PROBLEM TO WORK ON :: Without the pictures, set down every line of the data exactly.

SOURCE DATA ::
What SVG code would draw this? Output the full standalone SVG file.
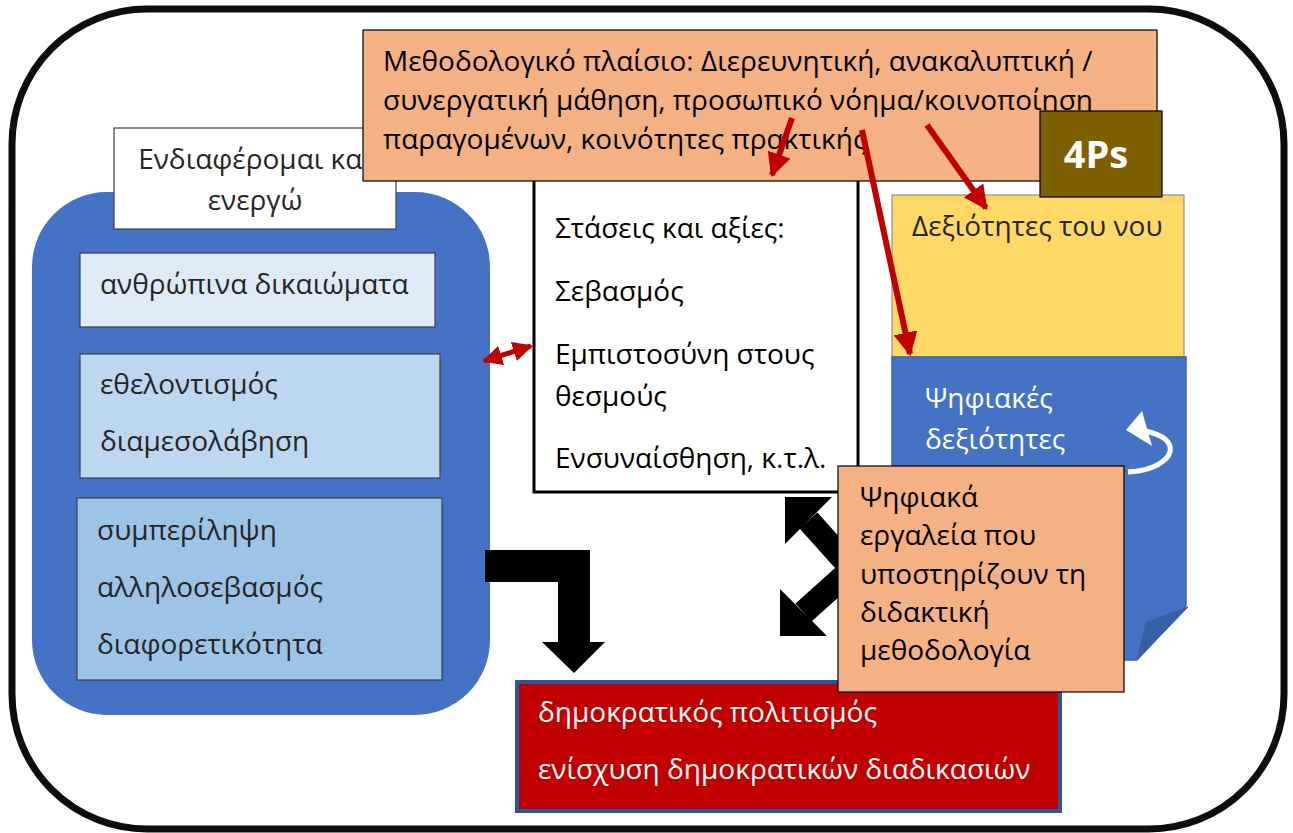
<svg xmlns="http://www.w3.org/2000/svg" width="1293" height="833" viewBox="0 0 1293 833">
  <style>
    text { font-family: "Open Sans", "Noto Sans", "DejaVu Sans", sans-serif; font-size: 28px; fill: #000; }
    .dark { fill: #262626; }
    .white { fill: #fff; }
    .box-thin { stroke: #404040; stroke-width: 1.2; }
    .red-line { stroke: #C00000; stroke-width: 6; fill: none; }
  </style>
  <defs>
    <marker id="redHead" viewBox="0 0 10 10" refX="9" refY="5" markerWidth="4" markerHeight="4" orient="auto-start-reverse" markerUnits="strokeWidth">
      <path d="M0,0 L10,5 L0,10 z" fill="#C00000"/>
    </marker>
  </defs>

  <!-- page frame -->
  <rect x="12" y="9" width="1272" height="820" rx="135" ry="135" fill="#fff" stroke="#0D0D0D" stroke-width="7"/>

  <!-- left container: values and actions -->
  <g id="civic-values">
    <rect x="32" y="192" width="458" height="523" rx="75" ry="75" fill="#4472C4"/>
    <rect x="80" y="253" width="355" height="74" fill="#DEEBF7" class="box-thin"/>
    <text x="100" y="294" class="dark">ανθρώπινα δικαιώματα</text>
    <rect x="80" y="354" width="360" height="124" fill="#BDD7EE" class="box-thin"/>
    <text x="100" y="394" class="dark">εθελοντισμός</text>
    <text x="100" y="451" class="dark">διαμεσολάβηση</text>
    <rect x="77" y="498" width="365" height="182" fill="#9DC3E6" class="box-thin"/>
    <text x="97" y="540" class="dark">συμπερίληψη</text>
    <text x="97" y="597" class="dark">αλληλοσεβασμός</text>
    <text x="97" y="654" class="dark">διαφορετικότητα</text>
  </g>

  <!-- heading label on the container -->
  <g id="care-and-act">
    <rect x="114" y="128" width="282" height="101" fill="#fff" class="box-thin"/>
    <text x="255" y="169" text-anchor="middle" class="dark">Ενδιαφέρομαι και</text>
    <text x="255" y="210" text-anchor="middle" class="dark">ενεργώ</text>
  </g>

  <!-- attitudes and values -->
  <g id="attitudes">
    <rect x="534" y="150" width="324" height="342" fill="#fff" stroke="#000" stroke-width="3"/>
    <text x="555" y="238">Στάσεις και αξίες:</text>
    <text x="555" y="301">Σεβασμός</text>
    <text x="555" y="364">Εμπιστοσύνη στους</text>
    <text x="555" y="406">θεσμούς</text>
    <text x="555" y="468">Ενσυναίσθηση, κ.τ.λ.</text>
  </g>

  <!-- skills of the mind -->
  <g id="mind-skills">
    <rect x="892" y="195" width="292" height="162" fill="#FFD966" stroke="#7F7F7F" stroke-width="1"/>
    <text x="912" y="236" class="dark">Δεξιότητες του νου</text>
  </g>

  <!-- digital skills, page with folded corner -->
  <g id="digital-skills">
    <path d="M892,357 H1186 V606 L1137,660 H892 Z" fill="#4472C4" stroke="#3B64AE" stroke-width="1.5"/>
    <path d="M1137,660 L1146,622 L1188,607 Z" fill="#3560A8" stroke="#3B64AE" stroke-width="1"/>
    <text x="925" y="408" class="white">Ψηφιακές</text>
    <text x="925" y="449" class="white">δεξιότητες</text>
    <path d="M1128,472 C1162,470 1180,452 1165,439 C1160,435 1154,433 1146,431" fill="none" stroke="#fff" stroke-width="5"/>
    <path d="M1126,430 L1142,411 L1152,446 Z" fill="#fff"/>
  </g>

  <!-- democratic culture -->
  <g id="democratic-culture">
    <rect x="517" y="682" width="543" height="129" fill="#C00000" stroke="#2F5597" stroke-width="4"/>
    <text x="538" y="722" class="white">δημοκρατικός πολιτισμός</text>
    <text x="538" y="779" class="white">ενίσχυση δημοκρατικών διαδικασιών</text>
  </g>

  <!-- connectors -->
  <g id="connectors">
    <!-- bent block arrow from the container down to democratic culture -->
    <path d="M485,550 H590 V642 H605 L574,673 L542,642 H558 V582 H485 Z" fill="#000"/>
    <!-- two-way angled block arrow -->
    <polyline points="808.5,520.5 852,569 803.5,612.5" fill="none" stroke="#000" stroke-width="24" stroke-linejoin="miter"/>
    <path d="M785,497 H832 L785,544 Z" fill="#000"/>
    <path d="M780,636 H827 L780,589 Z" fill="#000"/>
    <!-- container to attitudes -->
    <line x1="484" y1="361" x2="531" y2="346" stroke="#C00000" stroke-width="5" marker-start="url(#redHead)" marker-end="url(#redHead)"/>
  </g>

  <!-- methodological framework -->
  <g id="method-framework">
    <rect x="363" y="30" width="794" height="151" fill="#F4B183" stroke="#000" stroke-width="1.2"/>
    <text x="383" y="71">Μεθοδολογικό πλαίσιο: Διερευνητική, ανακαλυπτική /</text>
    <text x="383" y="110">συνεργατική μάθηση, προσωπικό νόημα/κοινοποίηση</text>
    <text x="383" y="149">παραγομένων, κοινότητες πρακτικής</text>
  </g>

  <!-- 4Ps badge -->
  <g id="four-ps">
    <rect x="1040" y="111" width="122" height="86" fill="#7F6000" stroke="#000" stroke-width="1.2"/>
    <text x="1096" y="168" text-anchor="middle" class="white" style="font-size:38px;font-weight:bold">4Ps</text>
  </g>

  <!-- framework arrows -->
  <g id="framework-arrows">
    <line x1="792" y1="118" x2="772" y2="175" class="red-line" marker-end="url(#redHead)"/>
    <line x1="927" y1="125" x2="986" y2="208" class="red-line" marker-end="url(#redHead)"/>
    <line x1="862" y1="130" x2="910" y2="354" class="red-line" marker-end="url(#redHead)"/>
  </g>

  <!-- digital tools -->
  <g id="digital-tools">
    <rect x="838" y="466" width="286" height="226" fill="#F4B183" stroke="#000" stroke-width="1.2"/>
    <text x="860" y="507">Ψηφιακά</text>
    <text x="860" y="545">εργαλεία που</text>
    <text x="860" y="584">υποστηρίζουν τη</text>
    <text x="860" y="622">διδακτική</text>
    <text x="860" y="660">μεθοδολογία</text>
  </g>
</svg>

RESPONSE BELOW ::
What SVG code would draw this? Output the full standalone SVG file.
<svg xmlns="http://www.w3.org/2000/svg" width="1293" height="833" viewBox="0 0 1293 833">
  <style>
    text { font-family: "Open Sans", "Noto Sans", "DejaVu Sans", sans-serif; font-size: 28px; fill: #000; }
    .dark { fill: #262626; }
    .white { fill: #fff; }
    .box-thin { stroke: #404040; stroke-width: 1.2; }
    .red-line { stroke: #C00000; stroke-width: 6; fill: none; }
  </style>
  <defs>
    <marker id="redHead" viewBox="0 0 10 10" refX="9" refY="5" markerWidth="4" markerHeight="4" orient="auto-start-reverse" markerUnits="strokeWidth">
      <path d="M0,0 L10,5 L0,10 z" fill="#C00000"/>
    </marker>
  </defs>

  <!-- page frame -->
  <rect x="12" y="9" width="1272" height="820" rx="135" ry="135" fill="#fff" stroke="#0D0D0D" stroke-width="7"/>

  <!-- left container: values and actions -->
  <g id="civic-values">
    <rect x="32" y="192" width="458" height="523" rx="75" ry="75" fill="#4472C4"/>
    <rect x="80" y="253" width="355" height="74" fill="#DEEBF7" class="box-thin"/>
    <text x="100" y="294" class="dark">ανθρώπινα δικαιώματα</text>
    <rect x="80" y="354" width="360" height="124" fill="#BDD7EE" class="box-thin"/>
    <text x="100" y="394" class="dark">εθελοντισμός</text>
    <text x="100" y="451" class="dark">διαμεσολάβηση</text>
    <rect x="77" y="498" width="365" height="182" fill="#9DC3E6" class="box-thin"/>
    <text x="97" y="540" class="dark">συμπερίληψη</text>
    <text x="97" y="597" class="dark">αλληλοσεβασμός</text>
    <text x="97" y="654" class="dark">διαφορετικότητα</text>
  </g>

  <!-- heading label on the container -->
  <g id="care-and-act">
    <rect x="114" y="128" width="282" height="101" fill="#fff" class="box-thin"/>
    <text x="255" y="169" text-anchor="middle" class="dark">Ενδιαφέρομαι και</text>
    <text x="255" y="210" text-anchor="middle" class="dark">ενεργώ</text>
  </g>

  <!-- attitudes and values -->
  <g id="attitudes">
    <rect x="534" y="150" width="324" height="342" fill="#fff" stroke="#000" stroke-width="3"/>
    <text x="555" y="238">Στάσεις και αξίες:</text>
    <text x="555" y="301">Σεβασμός</text>
    <text x="555" y="364">Εμπιστοσύνη στους</text>
    <text x="555" y="406">θεσμούς</text>
    <text x="555" y="468">Ενσυναίσθηση, κ.τ.λ.</text>
  </g>

  <!-- skills of the mind -->
  <g id="mind-skills">
    <rect x="892" y="195" width="292" height="162" fill="#FFD966" stroke="#7F7F7F" stroke-width="1"/>
    <text x="912" y="236" class="dark">Δεξιότητες του νου</text>
  </g>

  <!-- digital skills, page with folded corner -->
  <g id="digital-skills">
    <path d="M892,357 H1186 V606 L1137,660 H892 Z" fill="#4472C4" stroke="#3B64AE" stroke-width="1.5"/>
    <path d="M1137,660 L1146,622 L1188,607 Z" fill="#3560A8" stroke="#3B64AE" stroke-width="1"/>
    <text x="925" y="408" class="white">Ψηφιακές</text>
    <text x="925" y="449" class="white">δεξιότητες</text>
    <path d="M1128,472 C1162,470 1180,452 1165,439 C1160,435 1154,433 1146,431" fill="none" stroke="#fff" stroke-width="5"/>
    <path d="M1126,430 L1142,411 L1152,446 Z" fill="#fff"/>
  </g>

  <!-- democratic culture -->
  <g id="democratic-culture">
    <rect x="517" y="682" width="543" height="129" fill="#C00000" stroke="#2F5597" stroke-width="4"/>
    <text x="538" y="722" class="white">δημοκρατικός πολιτισμός</text>
    <text x="538" y="779" class="white">ενίσχυση δημοκρατικών διαδικασιών</text>
  </g>

  <!-- connectors -->
  <g id="connectors">
    <!-- bent block arrow from the container down to democratic culture -->
    <path d="M485,550 H590 V642 H605 L574,673 L542,642 H558 V582 H485 Z" fill="#000"/>
    <!-- two-way angled block arrow -->
    <polyline points="808.5,520.5 852,569 803.5,612.5" fill="none" stroke="#000" stroke-width="24" stroke-linejoin="miter"/>
    <path d="M785,497 H832 L785,544 Z" fill="#000"/>
    <path d="M780,636 H827 L780,589 Z" fill="#000"/>
    <!-- container to attitudes -->
    <line x1="484" y1="361" x2="531" y2="346" stroke="#C00000" stroke-width="5" marker-start="url(#redHead)" marker-end="url(#redHead)"/>
  </g>

  <!-- methodological framework -->
  <g id="method-framework">
    <rect x="363" y="30" width="794" height="151" fill="#F4B183" stroke="#000" stroke-width="1.2"/>
    <text x="383" y="71">Μεθοδολογικό πλαίσιο: Διερευνητική, ανακαλυπτική /</text>
    <text x="383" y="110">συνεργατική μάθηση, προσωπικό νόημα/κοινοποίηση</text>
    <text x="383" y="149">παραγομένων, κοινότητες πρακτικής</text>
  </g>

  <!-- 4Ps badge -->
  <g id="four-ps">
    <rect x="1040" y="111" width="122" height="86" fill="#7F6000" stroke="#000" stroke-width="1.2"/>
    <text x="1096" y="168" text-anchor="middle" class="white" style="font-size:38px;font-weight:bold">4Ps</text>
  </g>

  <!-- framework arrows -->
  <g id="framework-arrows">
    <line x1="792" y1="118" x2="772" y2="175" class="red-line" marker-end="url(#redHead)"/>
    <line x1="927" y1="125" x2="986" y2="208" class="red-line" marker-end="url(#redHead)"/>
    <line x1="862" y1="130" x2="910" y2="354" class="red-line" marker-end="url(#redHead)"/>
  </g>

  <!-- digital tools -->
  <g id="digital-tools">
    <rect x="838" y="466" width="286" height="226" fill="#F4B183" stroke="#000" stroke-width="1.2"/>
    <text x="860" y="507">Ψηφιακά</text>
    <text x="860" y="545">εργαλεία που</text>
    <text x="860" y="584">υποστηρίζουν τη</text>
    <text x="860" y="622">διδακτική</text>
    <text x="860" y="660">μεθοδολογία</text>
  </g>
</svg>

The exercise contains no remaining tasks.